## Start Provided records
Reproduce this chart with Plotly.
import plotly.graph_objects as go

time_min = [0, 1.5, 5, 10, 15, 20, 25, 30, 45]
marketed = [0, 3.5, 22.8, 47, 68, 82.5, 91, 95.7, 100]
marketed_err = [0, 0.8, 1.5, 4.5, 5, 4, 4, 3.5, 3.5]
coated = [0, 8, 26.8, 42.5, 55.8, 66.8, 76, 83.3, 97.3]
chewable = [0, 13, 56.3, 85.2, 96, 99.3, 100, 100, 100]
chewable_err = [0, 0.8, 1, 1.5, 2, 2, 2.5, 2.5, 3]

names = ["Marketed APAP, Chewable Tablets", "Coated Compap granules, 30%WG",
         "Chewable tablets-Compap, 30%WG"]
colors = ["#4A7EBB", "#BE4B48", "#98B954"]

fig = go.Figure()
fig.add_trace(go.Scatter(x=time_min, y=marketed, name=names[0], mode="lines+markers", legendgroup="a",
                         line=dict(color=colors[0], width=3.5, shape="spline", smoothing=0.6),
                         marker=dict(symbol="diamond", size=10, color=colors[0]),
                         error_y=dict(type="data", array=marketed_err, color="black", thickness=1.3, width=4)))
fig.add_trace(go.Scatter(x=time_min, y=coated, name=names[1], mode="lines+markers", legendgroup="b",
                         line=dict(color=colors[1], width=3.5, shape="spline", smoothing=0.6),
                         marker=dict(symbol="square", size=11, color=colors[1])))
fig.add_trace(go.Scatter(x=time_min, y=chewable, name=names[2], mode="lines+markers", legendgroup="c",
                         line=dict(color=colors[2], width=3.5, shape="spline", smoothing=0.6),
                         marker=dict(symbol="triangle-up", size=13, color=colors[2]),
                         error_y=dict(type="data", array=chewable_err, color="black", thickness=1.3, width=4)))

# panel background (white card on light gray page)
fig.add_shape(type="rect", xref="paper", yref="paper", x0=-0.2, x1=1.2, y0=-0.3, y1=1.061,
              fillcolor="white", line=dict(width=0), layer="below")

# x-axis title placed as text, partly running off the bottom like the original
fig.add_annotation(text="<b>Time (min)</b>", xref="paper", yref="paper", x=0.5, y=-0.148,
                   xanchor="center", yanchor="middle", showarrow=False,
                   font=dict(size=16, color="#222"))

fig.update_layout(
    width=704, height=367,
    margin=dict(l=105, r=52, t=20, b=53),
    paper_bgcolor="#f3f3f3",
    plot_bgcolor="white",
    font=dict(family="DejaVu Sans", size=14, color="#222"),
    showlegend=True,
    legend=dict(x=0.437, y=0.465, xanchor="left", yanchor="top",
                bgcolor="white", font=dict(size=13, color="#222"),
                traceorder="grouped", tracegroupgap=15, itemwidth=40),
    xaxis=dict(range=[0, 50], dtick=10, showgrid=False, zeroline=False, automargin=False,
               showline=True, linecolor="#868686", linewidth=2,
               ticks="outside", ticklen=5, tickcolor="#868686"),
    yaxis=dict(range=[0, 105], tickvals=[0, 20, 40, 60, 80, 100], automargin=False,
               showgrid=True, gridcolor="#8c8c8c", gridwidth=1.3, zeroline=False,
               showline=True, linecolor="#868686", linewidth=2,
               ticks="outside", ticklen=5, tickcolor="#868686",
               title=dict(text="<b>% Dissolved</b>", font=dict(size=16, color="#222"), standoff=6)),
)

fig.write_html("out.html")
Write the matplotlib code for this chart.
## End Provided records
Recite the full listing above exactly.

Reproduce this chart with Plotly.
import plotly.graph_objects as go

time_min = [0, 1.5, 5, 10, 15, 20, 25, 30, 45]
marketed = [0, 3.5, 22.8, 47, 68, 82.5, 91, 95.7, 100]
marketed_err = [0, 0.8, 1.5, 4.5, 5, 4, 4, 3.5, 3.5]
coated = [0, 8, 26.8, 42.5, 55.8, 66.8, 76, 83.3, 97.3]
chewable = [0, 13, 56.3, 85.2, 96, 99.3, 100, 100, 100]
chewable_err = [0, 0.8, 1, 1.5, 2, 2, 2.5, 2.5, 3]

names = ["Marketed APAP, Chewable Tablets", "Coated Compap granules, 30%WG",
         "Chewable tablets-Compap, 30%WG"]
colors = ["#4A7EBB", "#BE4B48", "#98B954"]

fig = go.Figure()
fig.add_trace(go.Scatter(x=time_min, y=marketed, name=names[0], mode="lines+markers", legendgroup="a",
                         line=dict(color=colors[0], width=3.5, shape="spline", smoothing=0.6),
                         marker=dict(symbol="diamond", size=10, color=colors[0]),
                         error_y=dict(type="data", array=marketed_err, color="black", thickness=1.3, width=4)))
fig.add_trace(go.Scatter(x=time_min, y=coated, name=names[1], mode="lines+markers", legendgroup="b",
                         line=dict(color=colors[1], width=3.5, shape="spline", smoothing=0.6),
                         marker=dict(symbol="square", size=11, color=colors[1])))
fig.add_trace(go.Scatter(x=time_min, y=chewable, name=names[2], mode="lines+markers", legendgroup="c",
                         line=dict(color=colors[2], width=3.5, shape="spline", smoothing=0.6),
                         marker=dict(symbol="triangle-up", size=13, color=colors[2]),
                         error_y=dict(type="data", array=chewable_err, color="black", thickness=1.3, width=4)))

# panel background (white card on light gray page)
fig.add_shape(type="rect", xref="paper", yref="paper", x0=-0.2, x1=1.2, y0=-0.3, y1=1.061,
              fillcolor="white", line=dict(width=0), layer="below")

# x-axis title placed as text, partly running off the bottom like the original
fig.add_annotation(text="<b>Time (min)</b>", xref="paper", yref="paper", x=0.5, y=-0.148,
                   xanchor="center", yanchor="middle", showarrow=False,
                   font=dict(size=16, color="#222"))

fig.update_layout(
    width=704, height=367,
    margin=dict(l=105, r=52, t=20, b=53),
    paper_bgcolor="#f3f3f3",
    plot_bgcolor="white",
    font=dict(family="DejaVu Sans", size=14, color="#222"),
    showlegend=True,
    legend=dict(x=0.437, y=0.465, xanchor="left", yanchor="top",
                bgcolor="white", font=dict(size=13, color="#222"),
                traceorder="grouped", tracegroupgap=15, itemwidth=40),
    xaxis=dict(range=[0, 50], dtick=10, showgrid=False, zeroline=False, automargin=False,
               showline=True, linecolor="#868686", linewidth=2,
               ticks="outside", ticklen=5, tickcolor="#868686"),
    yaxis=dict(range=[0, 105], tickvals=[0, 20, 40, 60, 80, 100], automargin=False,
               showgrid=True, gridcolor="#8c8c8c", gridwidth=1.3, zeroline=False,
               showline=True, linecolor="#868686", linewidth=2,
               ticks="outside", ticklen=5, tickcolor="#868686",
               title=dict(text="<b>% Dissolved</b>", font=dict(size=16, color="#222"), standoff=6)),
)

fig.write_html("out.html")
Write the matplotlib code for this chart.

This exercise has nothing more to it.